Sanam Chai Khet (สนามชัยเขต, /th/) is a district (amphoe) in the eastern part of Chachoengsao province, central Thailand.

==History==
Mueang Sanam Chai Khet was a city of the Ayutthaya Kingdom, a contemporary of neighboring Mueang Phanat Nikhom and Phanom Sarakham.

Being part of Phanom Sarakham district, on 6 January 1966 the three tambons, Khu Yai Mi, Tha Kradan, and Tha Takiap, were split off to form the minor district (king amphoe) Sanam Chai (สนามไชย). It was renamed Sanam Chai Ket on 14 December 1972, and upgraded to a full district on 28 June 1973.

==Geography==
Neighboring districts are (from the west clockwise): Plaeng Yao and Phanom Sarakham of Chachoengsao Province; Si Maha Phot and Kabin Buri of Prachinburi province; Khao Chakan of Sa Kaeo province; Tha Takiap of Chachoengsao Province; and Ko Chan of Chonburi province.

== Administration ==

=== Central administration ===
Sanam Chai Khet is divided into four sub-districts (tambons), which are further subdivided into 70 administrative villages (mubans).

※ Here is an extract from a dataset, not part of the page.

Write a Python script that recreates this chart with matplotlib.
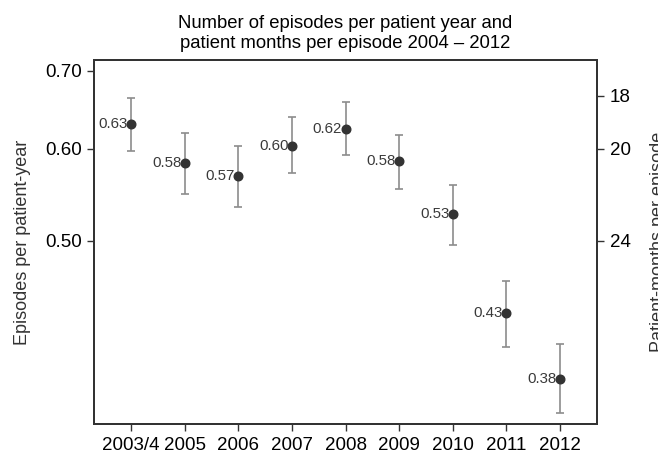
import matplotlib
matplotlib.use("Agg")
import matplotlib.pyplot as plt
from matplotlib.ticker import FixedLocator, NullLocator
import numpy as np

plt.rcParams['font.family'] = ['Liberation Sans', 'DejaVu Sans']

years = ["2003/4", "2005", "2006", "2007", "2008", "2009", "2010", "2011", "2012"]
rate = [0.630, 0.583, 0.568, 0.603, 0.624, 0.585, 0.527, 0.433, 0.380]
ci_low = [0.597, 0.549, 0.535, 0.572, 0.592, 0.554, 0.496, 0.405, 0.355]
ci_high = [0.663, 0.619, 0.603, 0.639, 0.658, 0.617, 0.558, 0.462, 0.407]
left_ticks = [0.50, 0.60, 0.70]
months_ticks = [18, 20, 24]

x = np.arange(len(years))
rate = np.array(rate)
err = np.array([rate - np.array(ci_low), np.array(ci_high) - rate])

fig = plt.figure(figsize=(6.58, 4.57), dpi=100)
ax = fig.add_axes([0.1429, 0.0722, 0.7644, 0.7965])

ax.errorbar(x, rate, yerr=err, fmt='none', ecolor='#8c8c8c', elinewidth=1.2,
            capsize=3.2, capthick=1.2, zorder=2)
ax.plot(x, rate, 'o', color='#333333', markersize=6.2, zorder=3)
for xi, r in zip(x, rate):
    ax.annotate(f"{r:.2f}", (xi, r), xytext=(-2.5, 0), textcoords='offset points',
                ha='right', va='center', fontsize=10.8, color='#3a3a3a')

ax.set_yscale('log')
ax.set_ylim(0.3476, 0.7154)
ax.set_xlim(-0.69, len(years) - 1 + 0.69)
ax.yaxis.set_major_locator(FixedLocator(left_ticks))
ax.yaxis.set_minor_locator(NullLocator())
ax.set_yticklabels([f"{t:.2f}" for t in left_ticks])
ax.set_xticks(x)
ax.set_xticklabels(years)
ax.tick_params(labelsize=13.5, length=5, width=1, color='#333333', pad=4)
ax.set_ylabel("Episodes per patient-year", fontsize=13, color='#333333', labelpad=10)

for s in ax.spines.values():
    s.set_color('#333333')
    s.set_linewidth(1.4)

# right axis: months per episode = 12 / episodes per year
ax2 = ax.twinx()
ax2.set_yscale('log')
ax2.set_ylim(ax.get_ylim())
ax2.yaxis.set_major_locator(FixedLocator([12 / m for m in months_ticks]))
ax2.yaxis.set_minor_locator(NullLocator())
ax2.set_yticklabels([str(m) for m in months_ticks])
ax2.tick_params(labelsize=13.5, length=5, width=1, color='#333333', pad=4)
ax2.set_ylabel("Patient-months per episode", fontsize=13, color='#333333', labelpad=14)
for s in ax2.spines.values():
    s.set_color('#333333')
    s.set_linewidth(1.4)

ax.set_title("Number of episodes per patient year and\npatient months per episode 2004 \u2013 2012",
             fontsize=13.3, pad=9)

fig.savefig("out.png", dpi=100)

| No. | Name | Thai | Villages | Pop. |
|---|---|---|---|---|
| 01. | Khu Yai Mi | คู้ยายหมี | 17 | 16,459 |
| 02. | Tha Kradan | ท่ากระดาน | 23 | 30,861 |
| 03. | Thung Phraya | ทุ่งพระยา | 19 | 16,516 |
| 05. | Lat Krathing | ลาดกระทิง | 11 | 10,777 |

Missing numbers are tambon which now form Tha Takiap.

=== Local administration ===
There is one sub-district municipality (thesaban tambon) in the district, Sanam Chai Khet (Thai: เทศบาลตำบลสนามชัยเขต) consisting of parts of sub-district Khu Yai Mi.

There are four sub-district administrative organizations (SAO) in the district:
- Khu Yai Mi (Thai: องค์การบริหารส่วนตำบลคู้ยายหมี) consisting of parts of sub-district Khu Yai Mi.
- Tha Kradan (Thai: องค์การบริหารส่วนตำบลท่ากระดาน) consisting of sub-district Tha Kradan.
- Thung Phraya (Thai: องค์การบริหารส่วนตำบลทุ่งพระยา) consisting of sub-district Thung Phraya.
- Lat Krathing (Thai: องค์การบริหารส่วนตำบลลาดกระทิง) consisting of sub-district Lat Krathing.